It's October and the sky is full of rain - and that rain continues to fall, washing away the Ryder Cup, washing away the falling autumn leaves, washing away hope and making us all feel a little depressed I'm sure. It is as if the weather is setting the scene for what is to come this month, the announcement of the cuts by the coalition government.
Every one in the country has started explaining why it should not be them who has to lose out, the bankers, the unions, the rich, the poor, the private and the public all fighting to make a case to be spared - but the truth is we are all in this boat together, and the boat is called Titanic!
Some will survive after we hit the iceberg, some will freeze to death (not those of us with the foresight to install a multi-fuel burner) and some will make money selling the ship for scrap.
One of those hoping to make capital is the newly elected leader of the Labour Party - Ed Miliband. He and his newly formed shadow cabinet will have the job of scavenging the wreck, they are hoping for a feeding frenzy, like a shoal of piranhas, their little red teeth snapping away at the thrashing coalition survivors.
I can hear the message already - we told you what the Tories would do! You can't trust them, they will never change!
And it is in this message that we see the truth about ALL politicians of ALL colours - they are opportunistic and deceitful.
This is what really grips my grapes about Miliband and his supporters - they allowed the iceberg to form, they helped steer the ship towards it and now it is someone else who is to blame. Miliband wants to distance himself from the past by saying, we have changed but then he says change in others is not possible.
If it was good we created it, if it is bad it was nothing to do with us.
You will never change, we will always change.
They are all untrustworthy and yet they are in charge - man the life boats.
So, with all this October misery, it falls to me now to bring a smile to your little faces - let me tell you about a little old lady I saw in Tesco (you knew Tesco had to appear eventually) just this very weekend.
I had gone to fill my prescription and as the pharmacy in Tesco was the nearest to the doctor I strolled in and deposited my request with the white coated pharmacy assistant. The pharmacist was busy shuffling his pills and potions. The very efficient lady said "that will be 15 minutes - do you have any shopping to do?" I replied " Of course not dear lady, this is Chesterfield Rd Tesco and they consider a carrot as a luxury item. I will be visiting Oak Tree Lane later".
She nodded, recognising my status, bobbed out a little curtsy and then handed the paperwork to Dilip whilst I waited patiently, trying not to interact with any of the smelly oiks wandering around in track suit bottoms and slippers.
I now had fifteen minutes of joy watching the lower classes fight over the 'reduced' oven chips and burgers.

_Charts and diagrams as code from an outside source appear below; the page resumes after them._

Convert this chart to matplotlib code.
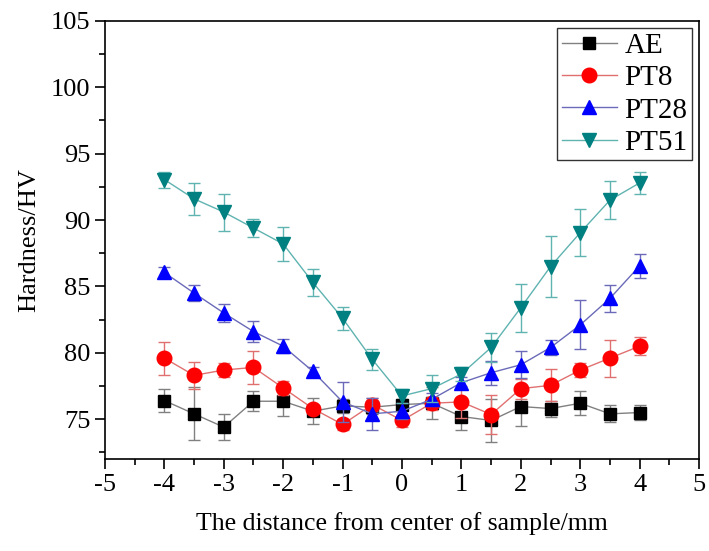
import numpy as np
import matplotlib.pyplot as plt
from matplotlib.ticker import MultipleLocator
from matplotlib.font_manager import FontProperties

plt.rcParams['font.family'] = 'serif'
plt.rcParams['font.serif'] = ['Liberation Serif', 'DejaVu Serif']
plt.rcParams['axes.unicode_minus'] = False

x = [-4, -3.5, -3, -2.5, -2, -1.5, -1, -0.5, 0, 0.5, 1, 1.5, 2, 2.5, 3, 3.5, 4]

ae = [76.4, 75.4, 74.4, 76.35, 76.35, 75.6, 76.0, 75.9, 76.1, 76.2, 75.2, 74.9, 75.95, 75.8, 76.2, 75.4, 75.5]
ae_err = [0.85, 2.0, 1.0, 0.75, 1.1, 1.0, 0.5, 0.5, 0.4, 1.2, 1.0, 1.6, 1.5, 0.6, 0.9, 0.65, 0.55]

pt8 = [79.6, 78.3, 78.7, 78.9, 77.35, 75.8, 74.6, 76.1, 74.9, 76.2, 76.3, 75.35, 77.3, 77.55, 78.7, 79.6, 80.5]
pt8_err = [1.25, 1.0, 0.55, 1.25, 0.5, 0.3, 0.4, 0.5, 0.5, 0.5, 1.2, 1.5, 0.75, 1.2, 0.55, 1.4, 0.7]

pt28 = [86.05, 84.5, 83.0, 81.6, 80.5, 78.6, 76.3, 75.4, 75.6, 76.5, 77.75, 78.5, 79.1, 80.4, 82.1, 84.1, 86.55]
pt28_err = [0.4, 0.6, 0.65, 0.8, 0.55, 0.3, 1.5, 1.2, 0.6, 0.5, 0.4, 0.9, 1.0, 0.6, 1.85, 1.0, 0.9]

pt51 = [93.05, 91.6, 90.6, 89.4, 88.2, 85.3, 82.6, 79.5, 76.75, 77.3, 78.4, 80.4, 83.4, 86.5, 89.05, 91.5, 92.8]
pt51_err = [0.6, 1.2, 1.4, 0.7, 1.25, 1.0, 0.85, 0.8, 0.5, 1.0, 0.5, 1.1, 1.8, 2.3, 1.75, 1.45, 0.8]

labels = ["AE", "PT8", "PT28", "PT51"]
xticks = [-5, -4, -3, -2, -1, 0, 1, 2, 3, 4, 5]
yticks = [75, 80, 85, 90, 95, 100, 105]

fig = plt.figure(figsize=(7.09, 5.51), dpi=100)
ax = fig.add_axes([0.148, 0.167, 0.838, 0.795])

series = [
    (ae, ae_err, "s", "black", "#808080", 9),
    (pt8, pt8_err, "o", "red", "#e07070", 10.5),
    (pt28, pt28_err, "^", "blue", "#6a6ab8", 10.5),
    (pt51, pt51_err, "v", "#008080", "#5fb3b0", 10.5),
]

for (y, e, m, mc, lc, ms), lab in zip(series, labels):
    ax.errorbar(x, y, yerr=e, fmt="none", ecolor=lc, elinewidth=1.0,
                capsize=4, capthick=1.0)
    ax.plot(x, y, "-", marker=m, color=lc, mfc=mc, mec=mc, ms=ms, lw=1.0,
            label=lab)

ax.set_xlim(-5, 5)
ax.set_ylim(72, 105)
ax.set_xticks(xticks)
ax.set_xticklabels([str(v) for v in xticks])
ax.set_yticks(yticks)
ax.set_yticklabels([str(v) for v in yticks])
ax.xaxis.set_minor_locator(MultipleLocator(0.5))
ax.yaxis.set_minor_locator(MultipleLocator(2.5))
ax.tick_params(which="both", direction="out", top=False, right=False,
               labelsize=19, width=1.2)
ax.tick_params(which="major", length=7)
ax.tick_params(which="minor", length=4)
for s in ax.spines.values():
    s.set_linewidth(1.2)

ax.set_xlabel("The distance from center of sample/mm", fontsize=18.5, labelpad=12)
ax.set_ylabel("Hardness/HV", fontsize=19, labelpad=8)

leg_font = FontProperties(family="Liberation Serif", size=21)
leg = ax.legend(loc="upper right", prop=leg_font, frameon=True, fancybox=False,
                edgecolor="black", handlelength=1.9, borderpad=0.15,
                labelspacing=0.2, handletextpad=0.25, borderaxespad=0.25)
leg.get_frame().set_linewidth(1.0)

plt.savefig("out.png", dpi=100)
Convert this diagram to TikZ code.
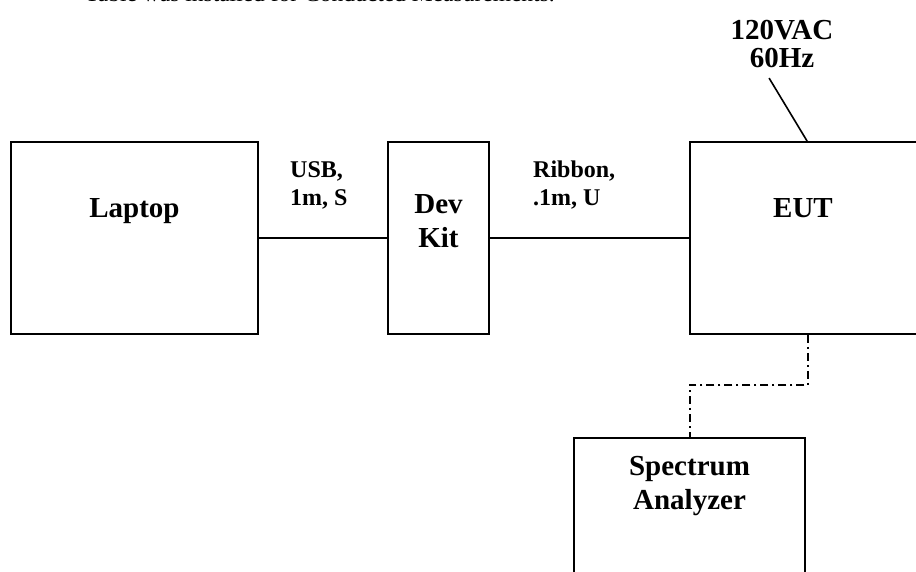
\documentclass[tikz,border=0pt]{standalone}
\usepackage{fontspec}
\setmainfont{Liberation Serif}
\usetikzlibrary{calc}
\begin{document}
\begin{tikzpicture}[
  x=1pt,y=-1pt,
  box/.style={draw,line width=1.8pt,inner sep=0pt},
  big/.style={font=\fontsize{29}{34}\selectfont\bfseries,inner sep=0pt,align=center},
  small/.style={font=\fontsize{24}{28}\selectfont\bfseries,inner sep=0pt,align=left},
  wire/.style={line width=1.6pt},
  sense/.style={line width=2pt,dash pattern=on 8pt off 4pt on 2pt off 4pt}
]
\clip (0,0) rectangle (916,572);
\node[anchor=base west,inner sep=0pt,font=\fontsize{23.5}{28}\selectfont] (note) at (85,1.5) {Table was installed for Conducted Measurements.};
\node[box,minimum width=247pt,minimum height=192pt] (laptop) at (134.5,238) {};
\node[box,minimum width=101pt,minimum height=192pt] (devkit) at (438.5,238) {};
\node[box,minimum width=228pt,minimum height=192pt] (eut) at (804,238) {};
\node[box,minimum width=231pt,minimum height=200pt] (sa) at (689.5,538) {};
\node[big,anchor=base] (laptoptxt) at (134.5,218) {Laptop};
\node[big,anchor=north] (devtxt) at (438.5,194) {Dev\\Kit};
\node[big,anchor=base] (euttxt) at (803,218) {EUT};
\node[big,anchor=north] (satxt) at (689.5,456) {Spectrum\\Analyzer};
\node[big,anchor=north,font=\fontsize{29}{28}\selectfont\bfseries] (power) at (782,20) {120VAC\\60Hz};
\node[small,anchor=north west] (usb) at (290,161) {USB,\\1m, S};
\node[small,anchor=north west] (ribbon) at (533,161) {Ribbon,\\.1m, U};
\draw[wire] (laptop.east) -- (devkit.west);
\draw[wire] (devkit.east) -- (eut.west);
\draw[wire] ($(eut.north west)+(118,0)$) -- ++(-38,-63);
\draw[sense] ($(eut.south west)+(119,0)$) |- ($(sa.north)+(0,-52)$) -- (sa.north);
\end{tikzpicture}
\end{document}
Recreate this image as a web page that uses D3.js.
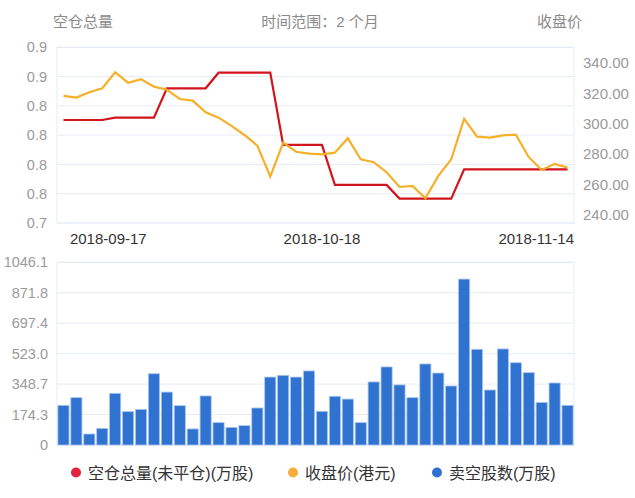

I also saw several people collect their prescriptions, mostly methadone I think, and of course there were the ladies who had given birth to children (normally referred to as mothers but these ladies did not qualify for that title). These ladies just wanted large bottles of Calpol to keep the poor little mites drugged up thereby allowing them to watch Jeremy Kyle in peace, dreaming of the day they could appear themselves.
This human parade of the lower strata of Mansfield life continued and then 'she' appeared. About 5ft tall, in a blue fleece and very shiny black trousers. Her grey hair neatly coiffed into a similar style to the Queen, her face grey and set like granite, pushing her trolly with determination through anyone who got in her way. She was old, so she obviously ignored the queue in front of her, walked up to the counter and started speaking at the assistant. Let me try and recapture the eloquence of her conversation - now what was it, oh yes...PEN!
Her little hand shot out towards the assistant who froze just for an instance - but that pause gave the old lady time to click her fingers and her little hand vibrated as if she was casting some magical spell and it worked because a pen appeared in her hand!
She scribbled on the prescription and handed it over, pocketing the pen of course, the assistant looked at the form and then smiled (big mistake) before saying "that will be 15 minutes - do you...." but she was cut of by the shriek "FIFTEEN MINUTES!"
The whole shop froze, we all held our breath expecting the old lady to lean across the counter and suck the life out of the assistant like some geriatric alien life force drinking vampire.
She then looked the assistant squarely in the eye and said the words that will stay with me for the rest of my life - "I'll be back!" She then opened her large handbag, pulled out some dark glasses, put them one and taking her trolly she glided away from the counter.
Dilip came forward with my pills and handed them over not before checking my address, when he realised that I live in a very nice part of town and he could see that I was a decent sort, the look on his face changed - he smiled at me and asked if I could help him escape. It turned out that he had previously been on missionary work, living in the deepest darkest most deprived slums in Africa - and he wanted to go back because the quality of life was better there than in Tesco.
I left poor Dilip sobbing into his counter, I made my own escape back out into the watery light of Mansfield, drove back to my nice middle class life, threw another log on the fire and turned on the telly to watch Strictly and The X Factor.
And now, as I write this message of hope I can still hear the rain beating a rhythm on the conservatory roof - the message it sounds is clear - don't worry old chap, at least you have a conservatory.
Have a nice day, try and keep dry and when the iceberg hits, cling onto a politician - they are bound to survive.